INSTRUCTIONS FOR THE TASK
Look through the listing and locate every line containing the word "that"; copy those lines.

◆ ◆ ◆

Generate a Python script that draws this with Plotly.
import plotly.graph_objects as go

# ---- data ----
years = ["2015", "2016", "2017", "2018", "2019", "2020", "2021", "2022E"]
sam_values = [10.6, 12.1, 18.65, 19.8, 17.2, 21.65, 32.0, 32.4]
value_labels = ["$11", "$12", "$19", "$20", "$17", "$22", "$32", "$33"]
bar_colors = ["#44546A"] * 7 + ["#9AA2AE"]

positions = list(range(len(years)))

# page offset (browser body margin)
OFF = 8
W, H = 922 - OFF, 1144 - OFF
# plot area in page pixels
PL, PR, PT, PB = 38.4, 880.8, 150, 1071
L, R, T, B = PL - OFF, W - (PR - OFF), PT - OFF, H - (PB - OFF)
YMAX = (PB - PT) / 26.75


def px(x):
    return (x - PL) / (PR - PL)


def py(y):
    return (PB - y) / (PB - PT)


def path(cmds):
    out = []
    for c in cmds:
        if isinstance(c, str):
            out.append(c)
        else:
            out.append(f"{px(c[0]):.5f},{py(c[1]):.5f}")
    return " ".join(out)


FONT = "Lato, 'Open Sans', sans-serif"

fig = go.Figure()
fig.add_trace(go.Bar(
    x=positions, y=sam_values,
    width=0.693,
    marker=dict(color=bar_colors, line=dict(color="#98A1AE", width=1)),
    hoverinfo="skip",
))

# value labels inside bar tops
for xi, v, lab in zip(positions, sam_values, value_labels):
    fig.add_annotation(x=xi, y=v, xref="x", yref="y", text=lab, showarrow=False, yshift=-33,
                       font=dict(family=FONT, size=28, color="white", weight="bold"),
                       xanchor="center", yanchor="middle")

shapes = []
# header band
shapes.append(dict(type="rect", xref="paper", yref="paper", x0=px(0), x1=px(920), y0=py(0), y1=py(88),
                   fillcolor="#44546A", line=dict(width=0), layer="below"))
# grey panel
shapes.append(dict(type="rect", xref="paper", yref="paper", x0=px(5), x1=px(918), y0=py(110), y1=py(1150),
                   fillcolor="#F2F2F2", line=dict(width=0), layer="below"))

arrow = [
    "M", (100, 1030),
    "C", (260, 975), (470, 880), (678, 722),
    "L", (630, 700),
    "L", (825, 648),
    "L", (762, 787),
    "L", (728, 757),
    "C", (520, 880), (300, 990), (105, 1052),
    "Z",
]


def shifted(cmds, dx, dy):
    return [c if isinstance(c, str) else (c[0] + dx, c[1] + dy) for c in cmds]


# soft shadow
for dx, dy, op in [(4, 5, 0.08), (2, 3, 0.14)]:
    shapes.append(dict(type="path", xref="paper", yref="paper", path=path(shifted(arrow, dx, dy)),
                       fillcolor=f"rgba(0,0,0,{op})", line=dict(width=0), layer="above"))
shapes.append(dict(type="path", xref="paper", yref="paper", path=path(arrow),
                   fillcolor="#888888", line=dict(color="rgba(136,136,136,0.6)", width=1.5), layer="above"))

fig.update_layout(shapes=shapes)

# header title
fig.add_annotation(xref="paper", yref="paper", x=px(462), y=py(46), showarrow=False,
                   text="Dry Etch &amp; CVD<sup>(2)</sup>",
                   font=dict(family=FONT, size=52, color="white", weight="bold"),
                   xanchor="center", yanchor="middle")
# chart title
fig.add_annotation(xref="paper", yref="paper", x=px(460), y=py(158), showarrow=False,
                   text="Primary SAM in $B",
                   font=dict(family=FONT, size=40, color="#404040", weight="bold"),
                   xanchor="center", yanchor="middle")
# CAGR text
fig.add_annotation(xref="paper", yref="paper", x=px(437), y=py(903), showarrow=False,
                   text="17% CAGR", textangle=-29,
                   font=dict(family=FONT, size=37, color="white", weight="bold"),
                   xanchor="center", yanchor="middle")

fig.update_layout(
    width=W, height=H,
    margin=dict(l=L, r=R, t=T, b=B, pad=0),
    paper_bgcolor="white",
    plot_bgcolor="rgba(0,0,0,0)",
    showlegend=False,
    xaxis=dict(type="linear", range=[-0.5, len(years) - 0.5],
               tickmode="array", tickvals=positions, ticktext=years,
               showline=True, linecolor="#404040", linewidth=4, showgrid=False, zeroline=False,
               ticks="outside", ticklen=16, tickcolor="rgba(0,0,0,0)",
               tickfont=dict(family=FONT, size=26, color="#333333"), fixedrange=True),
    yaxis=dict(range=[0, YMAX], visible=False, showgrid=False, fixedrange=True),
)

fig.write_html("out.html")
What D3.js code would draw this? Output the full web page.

◆ ◆ ◆

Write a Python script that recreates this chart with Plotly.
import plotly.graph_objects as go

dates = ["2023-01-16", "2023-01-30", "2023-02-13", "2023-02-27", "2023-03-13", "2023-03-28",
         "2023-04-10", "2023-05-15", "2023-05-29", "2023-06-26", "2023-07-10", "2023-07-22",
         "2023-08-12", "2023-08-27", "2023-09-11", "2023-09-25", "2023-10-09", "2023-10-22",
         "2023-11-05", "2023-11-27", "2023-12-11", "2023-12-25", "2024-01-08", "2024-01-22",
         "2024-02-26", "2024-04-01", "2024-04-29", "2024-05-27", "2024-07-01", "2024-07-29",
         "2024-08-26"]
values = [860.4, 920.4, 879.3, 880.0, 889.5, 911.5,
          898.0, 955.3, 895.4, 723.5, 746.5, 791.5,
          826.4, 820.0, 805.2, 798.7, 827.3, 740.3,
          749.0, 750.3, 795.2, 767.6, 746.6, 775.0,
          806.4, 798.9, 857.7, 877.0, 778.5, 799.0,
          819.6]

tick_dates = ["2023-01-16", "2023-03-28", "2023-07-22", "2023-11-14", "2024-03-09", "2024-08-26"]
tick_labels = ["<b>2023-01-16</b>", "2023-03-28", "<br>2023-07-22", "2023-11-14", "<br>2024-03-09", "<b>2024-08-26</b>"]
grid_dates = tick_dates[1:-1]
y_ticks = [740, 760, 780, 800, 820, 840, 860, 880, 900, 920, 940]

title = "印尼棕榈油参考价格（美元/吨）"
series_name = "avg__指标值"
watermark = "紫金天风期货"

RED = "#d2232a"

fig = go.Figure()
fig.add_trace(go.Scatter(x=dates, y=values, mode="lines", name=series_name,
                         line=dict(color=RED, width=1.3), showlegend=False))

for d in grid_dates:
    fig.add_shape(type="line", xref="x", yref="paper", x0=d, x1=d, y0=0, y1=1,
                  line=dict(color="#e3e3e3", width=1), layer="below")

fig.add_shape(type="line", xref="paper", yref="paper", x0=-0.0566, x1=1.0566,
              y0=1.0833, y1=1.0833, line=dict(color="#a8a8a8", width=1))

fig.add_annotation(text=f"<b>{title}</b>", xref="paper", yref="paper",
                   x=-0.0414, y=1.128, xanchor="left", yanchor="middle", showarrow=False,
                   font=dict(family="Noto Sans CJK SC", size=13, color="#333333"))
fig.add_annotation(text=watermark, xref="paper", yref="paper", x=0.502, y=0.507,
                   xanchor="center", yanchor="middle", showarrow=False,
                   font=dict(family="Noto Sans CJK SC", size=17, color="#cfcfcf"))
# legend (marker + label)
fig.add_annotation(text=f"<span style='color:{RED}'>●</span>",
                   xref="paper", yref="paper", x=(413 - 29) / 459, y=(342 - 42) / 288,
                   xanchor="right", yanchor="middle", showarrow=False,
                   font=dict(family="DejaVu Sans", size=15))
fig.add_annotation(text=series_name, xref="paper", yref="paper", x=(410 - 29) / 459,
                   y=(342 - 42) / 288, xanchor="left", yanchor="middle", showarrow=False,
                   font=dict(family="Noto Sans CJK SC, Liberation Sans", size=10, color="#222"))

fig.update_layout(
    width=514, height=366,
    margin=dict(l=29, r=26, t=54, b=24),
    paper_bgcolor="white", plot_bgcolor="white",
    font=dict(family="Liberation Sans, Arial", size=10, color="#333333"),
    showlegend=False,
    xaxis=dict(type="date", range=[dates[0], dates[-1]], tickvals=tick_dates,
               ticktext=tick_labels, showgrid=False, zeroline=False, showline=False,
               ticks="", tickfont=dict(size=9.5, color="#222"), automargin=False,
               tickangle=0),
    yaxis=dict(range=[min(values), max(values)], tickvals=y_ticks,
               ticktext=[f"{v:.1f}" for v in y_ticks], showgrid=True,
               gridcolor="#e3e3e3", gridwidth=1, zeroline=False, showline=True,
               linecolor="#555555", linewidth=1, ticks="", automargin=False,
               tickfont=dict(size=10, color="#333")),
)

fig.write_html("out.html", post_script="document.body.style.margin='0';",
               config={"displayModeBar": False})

◆ ◆ ◆

RESULT FOR THIS EXERCISE
Generate a Python script that draws this with Plotly.
Write a Python script that recreates this chart with Plotly.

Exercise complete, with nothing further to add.